**What to produce**
Only the lines from the one with "Recreate this image" to the last line belong in your answer; write them out exactly and drop the pictures.

**Exercise inputs**
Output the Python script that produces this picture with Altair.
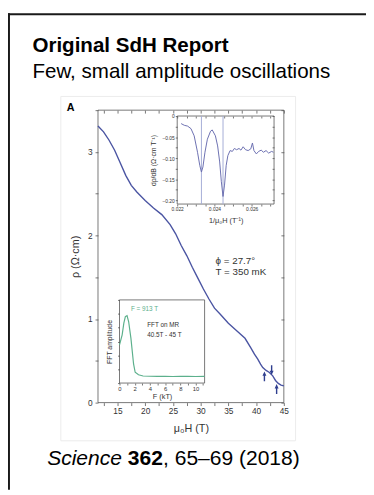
import altair as alt
import pandas as pd

# ---------------- data ----------------
# main panel: resistivity vs field
field_T = [11.5, 12.5, 13.5, 14.5, 15.5, 16.5, 17.5, 18.5, 20.0, 21.5, 23.0, 24.5,
           25.5, 26.5, 27.5, 28.5, 29.5, 30.5, 31.5, 32.5, 33.5, 35.0, 36.5, 38.0,
           39.0, 39.7, 40.3, 40.8, 41.2, 41.8, 42.4, 43.0, 43.5, 44.0, 44.5, 45.0]
rho = [3.31, 3.24, 3.14, 3.02, 2.87, 2.72, 2.60, 2.52, 2.42, 2.33, 2.25, 2.13,
       2.02, 1.88, 1.76, 1.62, 1.49, 1.36, 1.24, 1.13, 1.06, 0.95, 0.86, 0.77,
       0.66, 0.58, 0.52, 0.46, 0.42, 0.385, 0.36, 0.32, 0.265, 0.23, 0.21, 0.20]

arrow_T = [41.5, 42.8, 43.7]
arrow_rho = [0.315, 0.39, 0.163]
arrow_angle = [0, 180, 0]

annot_T = [32.7, 32.7]
annot_rho = [1.69, 1.56]
annot_text = ["ϕ = 27.7°", "T = 350 mK"]

# inset 1: derivative vs inverse field
inv_B = [0.02221, 0.02238, 0.02256, 0.02274, 0.02291, 0.02309, 0.02321, 0.02330,
         0.02338, 0.02349, 0.02362, 0.02379, 0.02388, 0.02405, 0.02417, 0.02428,
         0.02437, 0.02446, 0.02454, 0.02463, 0.02472, 0.02484, 0.02496, 0.02507,
         0.02519, 0.02532, 0.02542, 0.02554, 0.02567, 0.02581, 0.02595, 0.02604,
         0.02612, 0.02625, 0.02637, 0.02651, 0.02663, 0.02677, 0.02691, 0.02707, 0.02717]
drho_dB = [-0.018, -0.022, -0.024, -0.030, -0.047, -0.086, -0.117, -0.133,
           -0.121, -0.086, -0.055, -0.036, -0.033, -0.047, -0.071, -0.109,
           -0.156, -0.191, -0.164, -0.117, -0.094, -0.082, -0.084, -0.077,
           -0.080, -0.077, -0.081, -0.073, -0.080, -0.082, -0.078, -0.064,
           -0.082, -0.090, -0.084, -0.081, -0.086, -0.082, -0.088, -0.084, -0.086]
marker_inv_B = [0.0233, 0.02446]

# inset 2: FFT
fft_F = [0, 0.35, 0.57, 0.77, 0.99, 1.2, 1.5, 1.85, 2.06, 2.5, 3.1, 4, 5, 6, 7, 8, 9, 10, 11.2]
fft_amp = [0.46, 0.58, 0.72, 0.80, 0.81, 0.74, 0.54, 0.23, 0.13, 0.10, 0.085, 0.082,
           0.080, 0.081, 0.079, 0.080, 0.080, 0.079, 0.080]
fft_text_F = [1.5, 3.65, 3.65]
fft_text_amp = [0.894, 0.70, 0.58]
fft_text = ["F = 913 T", "FFT on MR", "40.5T - 45 T"]

# ---------------- styling ----------------
FONT = "Liberation Sans"
W, H = 366, 487
LBL = "#333333"
AXC = "#555555"
BLUE = "#4a54a2"
GREEN = "#5cb08c"


def lin(domain, rng):
    return alt.Scale(domain=domain, range=rng, nice=False, zero=False)


MX = lin([11.5, 45], [92, 282])
MY = lin([0, 3.5], [398, 99])
AX = lin([0.022, 0.0272], [173, 272])
AY = lin([-0.209, 0], [195, 105])
BX = lin([0, 11.2], [114, 201])
BY = lin([0, 1], [378, 293])


def ax(orient, offset, values, labels=True, expr=None, title=None, tick=3,
       lsize=8, lpad=2, tsize=10, tx=None, ty=None):
    kw = dict(orient=orient, offset=offset, values=values, grid=False, domain=False,
              ticks=True, tickSize=tick, tickColor=AXC, tickWidth=0.8,
              labels=labels, zindex=1)
    if labels:
        kw.update(labelFont=FONT, labelFontSize=lsize, labelColor=LBL,
                  labelPadding=lpad, labelFlush=False, labelOverlap=False)
        if expr:
            kw["labelExpr"] = expr
    if title:
        kw.update(title=title, titleFont=FONT, titleFontSize=tsize, titleColor=LBL,
                  titleFontWeight="normal", titleBaseline="middle")
        if tx is not None:
            kw["titleX"] = tx
        if ty is not None:
            kw["titleY"] = ty
    else:
        kw["title"] = None
    return alt.Axis(**kw)


def frame(xd, yd, xs, ys, xaxis, yaxis):
    df = pd.DataFrame({"x0": [xd[0]], "x1": [xd[1]], "y0": [yd[0]], "y1": [yd[1]]})
    return alt.Chart(df).mark_rect(fill="white", stroke=AXC, strokeWidth=0.8).encode(
        x=alt.X("x0:Q", scale=xs, axis=xaxis), x2="x1:Q",
        y=alt.Y("y0:Q", scale=ys, axis=yaxis), y2="y1:Q")


def ptext(text, x, y, size, weight="normal", style="normal", color="#000000"):
    return alt.Chart(alt.Data(values=[{}])).mark_text(
        text=text, font=FONT, fontSize=size, fontWeight=weight, fontStyle=style,
        align="left", baseline="alphabetic", color=color).encode(
        x=alt.value(x), y=alt.value(y))


one = alt.Data(values=[{}])

# slide border (left + top)
border_left = alt.Chart(one).mark_rule(color="#1a1a1a", strokeWidth=2).encode(
    x=alt.value(1), y=alt.value(0), y2=alt.value(H))
border_top = alt.Chart(one).mark_rule(color="#1a1a1a", strokeWidth=2).encode(
    x=alt.value(0), x2=alt.value(W), y=alt.value(1))
fig_bg = alt.Chart(one).mark_rect(fill="white", stroke="#ececec", strokeWidth=1).encode(
    x=alt.value(54), x2=alt.value(294), y=alt.value(85), y2=alt.value(437))

# ---- main panel ----
mx_ticks = [round(12.5 + 2.5 * i, 2) for i in range(14)]
my_ticks = [round(0.5 * i, 2) for i in range(8)]

main_frame = frame([11.5, 45], [0, 3.5], MX, MY,
                   ax("top", -102, mx_ticks, labels=False),
                   ax("right", -87, my_ticks, labels=False))

main_df = pd.DataFrame({"H": field_T, "rho": rho})
main_curve = alt.Chart(main_df).mark_line(color=BLUE, strokeWidth=1.4).encode(
    x=alt.X("H:Q", scale=MX,
            axis=ax("bottom", -89, mx_ticks,
                    expr="datum.value % 5 == 0 ? format(datum.value, 'd') : ''",
                    title="μ₀H (T)", lsize=8.5, lpad=1, tsize=11, ty=27)),
    y=alt.Y("rho:Q", scale=MY,
            axis=ax("left", -92, my_ticks,
                    expr="datum.value % 1 == 0 ? format(datum.value, 'd') : ''",
                    title="ρ (Ω·cm)", lsize=8.5, lpad=3, tsize=11, tx=-23)))

arrow_df = pd.DataFrame({"H": arrow_T, "rho": arrow_rho, "ang": arrow_angle})
arrows = alt.Chart(arrow_df).mark_point(shape="arrow", filled=True, color="#2f3f8f",
                                        size=100, opacity=1).encode(
    x=alt.X("H:Q", scale=MX, axis=None),
    y=alt.Y("rho:Q", scale=MY, axis=None),
    angle=alt.Angle("ang:Q", scale=None))

annot_df = pd.DataFrame({"H": annot_T, "rho": annot_rho, "t": annot_text})
annot = alt.Chart(annot_df).mark_text(align="left", baseline="middle", font=FONT,
                                      fontSize=10, color="#333333").encode(
    x=alt.X("H:Q", scale=MX, axis=None),
    y=alt.Y("rho:Q", scale=MY, axis=None),
    text="t:N")

# ---- inset 1 ----
ax_ticks = [round(0.022 + 0.0005 * i, 4) for i in range(11)]
ay_ticks = [round(-0.025 * i, 3) for i in range(9)]

in1_frame = frame([0.022, 0.0272], [-0.209, 0], AX, AY,
                  ax("top", -107, ax_ticks, labels=False, tick=2),
                  ax("right", -96, ay_ticks, labels=False, tick=2))

rules_df = pd.DataFrame({"x": marker_inv_B, "y0": [-0.209] * 2, "y1": [0.0] * 2})
in1_rules = alt.Chart(rules_df).mark_rule(color="#a4acd6", strokeWidth=1).encode(
    x=alt.X("x:Q", scale=AX, axis=None),
    y=alt.Y("y0:Q", scale=AY, axis=None), y2="y1:Q")

in1_df = pd.DataFrame({"b": inv_B, "d": drho_dB})
in1_curve = alt.Chart(in1_df).mark_line(color="#6a6fb0", strokeWidth=1).encode(
    x=alt.X("b:Q", scale=AX,
            axis=ax("bottom", -292, ax_ticks,
                    expr="abs(datum.value * 500 - round(datum.value * 500)) < 0.001 ? format(datum.value, '.3f') : ''",
                    title="1/μ₀H (T⁻¹)", tick=2, lsize=5, lpad=1, tsize=7.5, ty=17)),
    y=alt.Y("d:Q", scale=AY,
            axis=ax("left", -173, ay_ticks,
                    expr="abs(datum.value * 20 - round(datum.value * 20)) < 0.001 ? (datum.value == 0 ? '0' : format(datum.value, '.2f')) : ''",
                    title="dρ/dB (Ω·cm T⁻¹)", tick=2, lsize=5, lpad=1, tsize=7, tx=-24)))

# ---- inset 2 ----
bx_ticks = list(range(12))
by_ticks = [round(i / 6, 4) for i in range(7)]

in2_frame = frame([0, 11.2], [0, 1], BX, BY, None, None)

in2_df = pd.DataFrame({"F": fft_F, "A": fft_amp})
in2_curve = alt.Chart(in2_df).mark_line(color=GREEN, strokeWidth=1.2).encode(
    x=alt.X("F:Q", scale=BX,
            axis=ax("bottom", -109, bx_ticks, expr="datum.value % 2 == 0 ? format(datum.value, 'd') : ''",
                    title="F (kT)", tick=2, lsize=6, lpad=1, tsize=7.5, ty=14)),
    y=alt.Y("A:Q", scale=BY,
            axis=ax("left", -114, by_ticks, labels=False, title="FFT amplitude",
                    tick=2, tsize=7, tx=-10)))

in2_text_df = pd.DataFrame({"F": fft_text_F, "A": fft_text_amp, "t": fft_text,
                            "c": [GREEN, "#333333", "#333333"]})
in2_text = alt.Chart(in2_text_df).mark_text(align="left", baseline="middle", font=FONT,
                                            fontSize=6.5).encode(
    x=alt.X("F:Q", scale=BX, axis=None),
    y=alt.Y("A:Q", scale=BY, axis=None),
    text="t:N",
    color=alt.Color("c:N", scale=None))

# ---- slide texts ----
panel_A = ptext("A", 60, 100, 11, weight="bold")
title = ptext("Original SdH Report", 25, 40, 21, weight="bold")
subtitle = ptext("Few, small amplitude oscillations", 25, 66, 21)
cite1 = ptext("Science", 40, 462, 21.5, style="italic")
cite2 = ptext("362", 122.5, 462, 21.5, weight="bold")
cite3 = ptext(", 65–69 (2018)", 158.5, 462, 21.5)

chart = alt.layer(
    border_left, border_top, fig_bg,
    main_frame, main_curve, arrows, annot,
    in1_frame, in1_rules, in1_curve,
    in2_frame, in2_curve, in2_text,
    panel_A, title, subtitle, cite1, cite2, cite3,
).resolve_scale(x="independent", y="independent").resolve_axis(
    x="independent", y="independent"
).properties(
    width=W, height=H, autosize=alt.AutoSizeParams(type="none"), padding=0
).configure_view(stroke=None)

chart.save("out.html", embed_options={"renderer": "svg", "actions": False})
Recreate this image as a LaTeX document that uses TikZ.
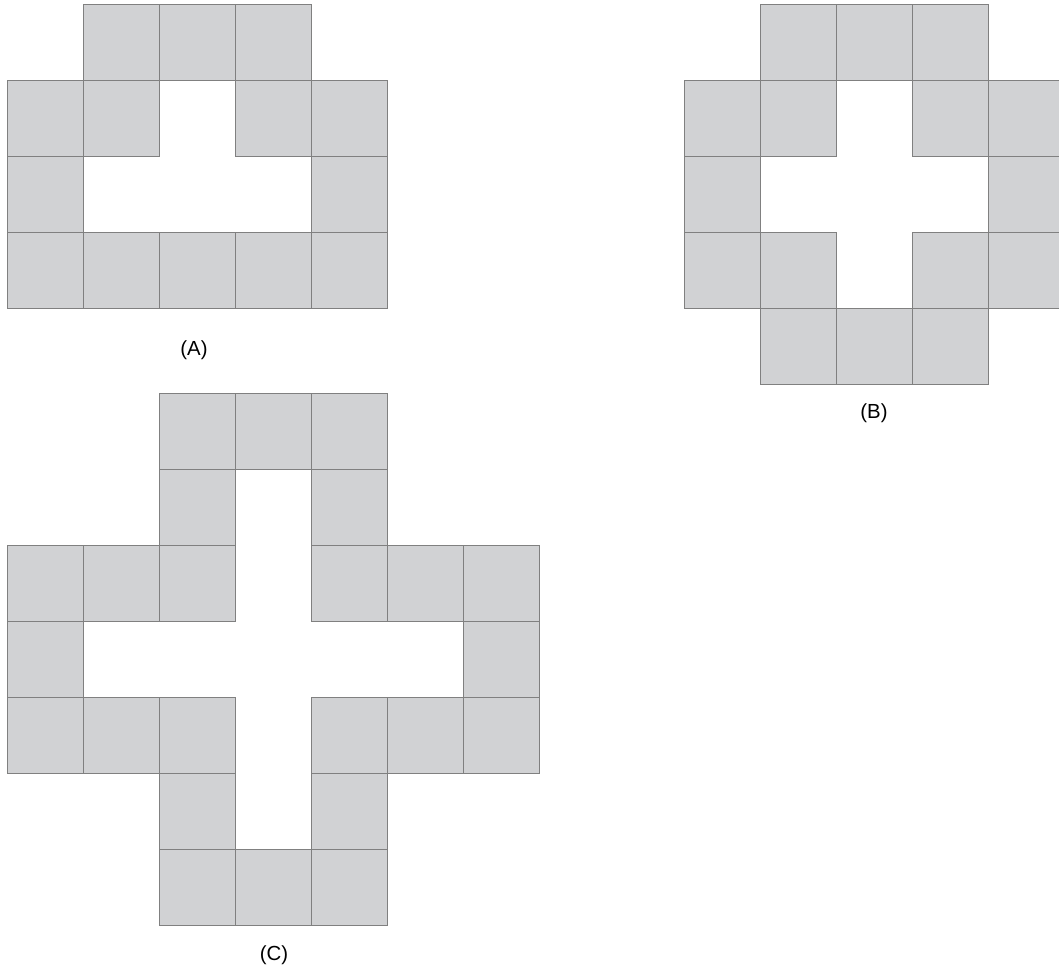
\documentclass[tikz,border=0pt]{standalone}
\usepackage{fontspec}
\setmainfont{Liberation Sans}
\usepackage{tikz}
\definecolor{TileGray}{RGB}{209,210,212}
\tikzset{
	tile/.style={fill=TileGray, draw=black!50, line width=0.7pt},
	caption/.style={font=\fontsize{14.5}{17}\selectfont, inner sep=0pt}
}

\begin{document}
\begin{tikzpicture}[line cap=rect, line join=miter]
			
			% page frame
			\clip (0,0) rectangle (26.475,-24.225);
			
			% Figure (A)
			\begin{scope}[shift={(0.175,-0.1)}, x=1.9cm, y=1.9cm]
				\foreach \c/\r in {1/0,2/0,3/0, 0/1,1/1,3/1,4/1, 0/2,4/2, 0/3,1/3,2/3,3/3,4/3}
				\draw[tile] (\c,-\r) rectangle ++(1,-1);
			\end{scope}
			\node[caption] (capA) at (4.85,-8.75) {(A)};
			
			% Figure (B)
			\begin{scope}[shift={(17.1,-0.1)}, x=1.9cm, y=1.9cm]
				\foreach \c/\r in {1/0,2/0,3/0, 0/1,1/1,3/1,4/1, 0/2,4/2, 0/3,1/3,3/3,4/3, 1/4,2/4,3/4}
				\draw[tile] (\c,-\r) rectangle ++(1,-1);
			\end{scope}
			\node[caption] (capB) at (21.85,-10.33) {(B)};
			
			% Figure (C)
			\begin{scope}[shift={(0.175,-9.825)}, x=1.9cm, y=1.9cm]
				\foreach \c/\r in {2/0,3/0,4/0, 2/1,4/1, 0/2,1/2,2/2,4/2,5/2,6/2, 0/3,6/3,
					0/4,1/4,2/4,4/4,5/4,6/4, 2/5,4/5, 2/6,3/6,4/6}
				\draw[tile] (\c,-\r) rectangle ++(1,-1);
			\end{scope}
			\node[caption] (capC) at (6.85,-23.88) {(C)};
			
		\end{tikzpicture}
\end{document}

**The result**
Recreate this image as a LaTeX document that uses TikZ.
\documentclass[tikz,border=0pt]{standalone}
\usepackage{fontspec}
\setmainfont{Liberation Sans}
\usepackage{tikz}
\definecolor{TileGray}{RGB}{209,210,212}
\tikzset{
	tile/.style={fill=TileGray, draw=black!50, line width=0.7pt},
	caption/.style={font=\fontsize{14.5}{17}\selectfont, inner sep=0pt}
}

\begin{document}
\begin{tikzpicture}[line cap=rect, line join=miter]
			
			% page frame
			\clip (0,0) rectangle (26.475,-24.225);
			
			% Figure (A)
			\begin{scope}[shift={(0.175,-0.1)}, x=1.9cm, y=1.9cm]
				\foreach \c/\r in {1/0,2/0,3/0, 0/1,1/1,3/1,4/1, 0/2,4/2, 0/3,1/3,2/3,3/3,4/3}
				\draw[tile] (\c,-\r) rectangle ++(1,-1);
			\end{scope}
			\node[caption] (capA) at (4.85,-8.75) {(A)};
			
			% Figure (B)
			\begin{scope}[shift={(17.1,-0.1)}, x=1.9cm, y=1.9cm]
				\foreach \c/\r in {1/0,2/0,3/0, 0/1,1/1,3/1,4/1, 0/2,4/2, 0/3,1/3,3/3,4/3, 1/4,2/4,3/4}
				\draw[tile] (\c,-\r) rectangle ++(1,-1);
			\end{scope}
			\node[caption] (capB) at (21.85,-10.33) {(B)};
			
			% Figure (C)
			\begin{scope}[shift={(0.175,-9.825)}, x=1.9cm, y=1.9cm]
				\foreach \c/\r in {2/0,3/0,4/0, 2/1,4/1, 0/2,1/2,2/2,4/2,5/2,6/2, 0/3,6/3,
					0/4,1/4,2/4,4/4,5/4,6/4, 2/5,4/5, 2/6,3/6,4/6}
				\draw[tile] (\c,-\r) rectangle ++(1,-1);
			\end{scope}
			\node[caption] (capC) at (6.85,-23.88) {(C)};
			
		\end{tikzpicture}
\end{document}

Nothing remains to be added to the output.